» What to produce
The listing must be reproduced in full, exactly as it stands.

» Data excerpt
-.-.-

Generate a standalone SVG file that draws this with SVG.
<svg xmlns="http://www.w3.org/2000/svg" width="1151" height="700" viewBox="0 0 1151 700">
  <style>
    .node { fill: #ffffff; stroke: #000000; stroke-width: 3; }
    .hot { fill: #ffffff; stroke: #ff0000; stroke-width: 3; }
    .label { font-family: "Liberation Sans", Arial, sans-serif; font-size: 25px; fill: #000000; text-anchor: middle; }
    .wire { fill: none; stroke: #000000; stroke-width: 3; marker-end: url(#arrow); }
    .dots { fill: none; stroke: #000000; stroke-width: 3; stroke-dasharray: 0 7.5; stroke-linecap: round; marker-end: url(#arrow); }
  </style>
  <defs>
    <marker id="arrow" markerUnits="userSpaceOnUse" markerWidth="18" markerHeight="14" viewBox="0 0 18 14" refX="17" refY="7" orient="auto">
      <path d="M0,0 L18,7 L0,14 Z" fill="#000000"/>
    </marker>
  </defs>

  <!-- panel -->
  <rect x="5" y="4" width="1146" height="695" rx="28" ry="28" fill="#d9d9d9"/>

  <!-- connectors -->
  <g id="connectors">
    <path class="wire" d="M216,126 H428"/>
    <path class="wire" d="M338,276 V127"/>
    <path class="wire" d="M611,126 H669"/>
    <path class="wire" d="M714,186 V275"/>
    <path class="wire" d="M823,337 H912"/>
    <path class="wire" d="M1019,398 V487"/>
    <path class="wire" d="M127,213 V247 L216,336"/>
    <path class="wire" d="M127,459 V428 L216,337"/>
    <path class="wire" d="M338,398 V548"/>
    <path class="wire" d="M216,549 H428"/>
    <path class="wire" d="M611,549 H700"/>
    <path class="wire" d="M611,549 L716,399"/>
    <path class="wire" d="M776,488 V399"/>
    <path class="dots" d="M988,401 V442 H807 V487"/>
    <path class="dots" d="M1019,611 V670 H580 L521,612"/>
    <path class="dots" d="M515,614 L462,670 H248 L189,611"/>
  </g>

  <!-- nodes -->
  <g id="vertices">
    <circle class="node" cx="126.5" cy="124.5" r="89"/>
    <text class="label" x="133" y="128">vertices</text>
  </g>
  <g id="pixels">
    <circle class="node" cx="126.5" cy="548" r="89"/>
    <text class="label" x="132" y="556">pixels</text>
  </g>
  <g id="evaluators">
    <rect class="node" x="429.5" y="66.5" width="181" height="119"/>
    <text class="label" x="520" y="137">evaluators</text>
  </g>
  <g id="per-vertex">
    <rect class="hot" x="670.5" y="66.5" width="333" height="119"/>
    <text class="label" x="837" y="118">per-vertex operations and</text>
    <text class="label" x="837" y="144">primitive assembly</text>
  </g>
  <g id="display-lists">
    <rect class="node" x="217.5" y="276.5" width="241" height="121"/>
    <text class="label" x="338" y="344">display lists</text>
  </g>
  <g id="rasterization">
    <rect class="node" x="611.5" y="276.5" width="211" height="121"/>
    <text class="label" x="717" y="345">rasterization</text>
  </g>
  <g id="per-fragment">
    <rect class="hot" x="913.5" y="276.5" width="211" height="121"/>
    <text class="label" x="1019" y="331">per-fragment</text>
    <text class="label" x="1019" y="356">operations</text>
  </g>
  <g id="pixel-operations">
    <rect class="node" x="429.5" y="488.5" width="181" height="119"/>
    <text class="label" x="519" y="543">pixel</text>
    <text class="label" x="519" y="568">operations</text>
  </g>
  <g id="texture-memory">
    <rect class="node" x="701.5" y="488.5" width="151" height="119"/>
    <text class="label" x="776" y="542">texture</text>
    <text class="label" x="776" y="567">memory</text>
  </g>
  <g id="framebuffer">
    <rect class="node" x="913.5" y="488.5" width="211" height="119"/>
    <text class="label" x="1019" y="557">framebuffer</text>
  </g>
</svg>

-.-.-

» Task output
Generate a standalone SVG file that draws this with SVG.
<svg xmlns="http://www.w3.org/2000/svg" width="1151" height="700" viewBox="0 0 1151 700">
  <style>
    .node { fill: #ffffff; stroke: #000000; stroke-width: 3; }
    .hot { fill: #ffffff; stroke: #ff0000; stroke-width: 3; }
    .label { font-family: "Liberation Sans", Arial, sans-serif; font-size: 25px; fill: #000000; text-anchor: middle; }
    .wire { fill: none; stroke: #000000; stroke-width: 3; marker-end: url(#arrow); }
    .dots { fill: none; stroke: #000000; stroke-width: 3; stroke-dasharray: 0 7.5; stroke-linecap: round; marker-end: url(#arrow); }
  </style>
  <defs>
    <marker id="arrow" markerUnits="userSpaceOnUse" markerWidth="18" markerHeight="14" viewBox="0 0 18 14" refX="17" refY="7" orient="auto">
      <path d="M0,0 L18,7 L0,14 Z" fill="#000000"/>
    </marker>
  </defs>

  <!-- panel -->
  <rect x="5" y="4" width="1146" height="695" rx="28" ry="28" fill="#d9d9d9"/>

  <!-- connectors -->
  <g id="connectors">
    <path class="wire" d="M216,126 H428"/>
    <path class="wire" d="M338,276 V127"/>
    <path class="wire" d="M611,126 H669"/>
    <path class="wire" d="M714,186 V275"/>
    <path class="wire" d="M823,337 H912"/>
    <path class="wire" d="M1019,398 V487"/>
    <path class="wire" d="M127,213 V247 L216,336"/>
    <path class="wire" d="M127,459 V428 L216,337"/>
    <path class="wire" d="M338,398 V548"/>
    <path class="wire" d="M216,549 H428"/>
    <path class="wire" d="M611,549 H700"/>
    <path class="wire" d="M611,549 L716,399"/>
    <path class="wire" d="M776,488 V399"/>
    <path class="dots" d="M988,401 V442 H807 V487"/>
    <path class="dots" d="M1019,611 V670 H580 L521,612"/>
    <path class="dots" d="M515,614 L462,670 H248 L189,611"/>
  </g>

  <!-- nodes -->
  <g id="vertices">
    <circle class="node" cx="126.5" cy="124.5" r="89"/>
    <text class="label" x="133" y="128">vertices</text>
  </g>
  <g id="pixels">
    <circle class="node" cx="126.5" cy="548" r="89"/>
    <text class="label" x="132" y="556">pixels</text>
  </g>
  <g id="evaluators">
    <rect class="node" x="429.5" y="66.5" width="181" height="119"/>
    <text class="label" x="520" y="137">evaluators</text>
  </g>
  <g id="per-vertex">
    <rect class="hot" x="670.5" y="66.5" width="333" height="119"/>
    <text class="label" x="837" y="118">per-vertex operations and</text>
    <text class="label" x="837" y="144">primitive assembly</text>
  </g>
  <g id="display-lists">
    <rect class="node" x="217.5" y="276.5" width="241" height="121"/>
    <text class="label" x="338" y="344">display lists</text>
  </g>
  <g id="rasterization">
    <rect class="node" x="611.5" y="276.5" width="211" height="121"/>
    <text class="label" x="717" y="345">rasterization</text>
  </g>
  <g id="per-fragment">
    <rect class="hot" x="913.5" y="276.5" width="211" height="121"/>
    <text class="label" x="1019" y="331">per-fragment</text>
    <text class="label" x="1019" y="356">operations</text>
  </g>
  <g id="pixel-operations">
    <rect class="node" x="429.5" y="488.5" width="181" height="119"/>
    <text class="label" x="519" y="543">pixel</text>
    <text class="label" x="519" y="568">operations</text>
  </g>
  <g id="texture-memory">
    <rect class="node" x="701.5" y="488.5" width="151" height="119"/>
    <text class="label" x="776" y="542">texture</text>
    <text class="label" x="776" y="567">memory</text>
  </g>
  <g id="framebuffer">
    <rect class="node" x="913.5" y="488.5" width="211" height="119"/>
    <text class="label" x="1019" y="557">framebuffer</text>
  </g>
</svg>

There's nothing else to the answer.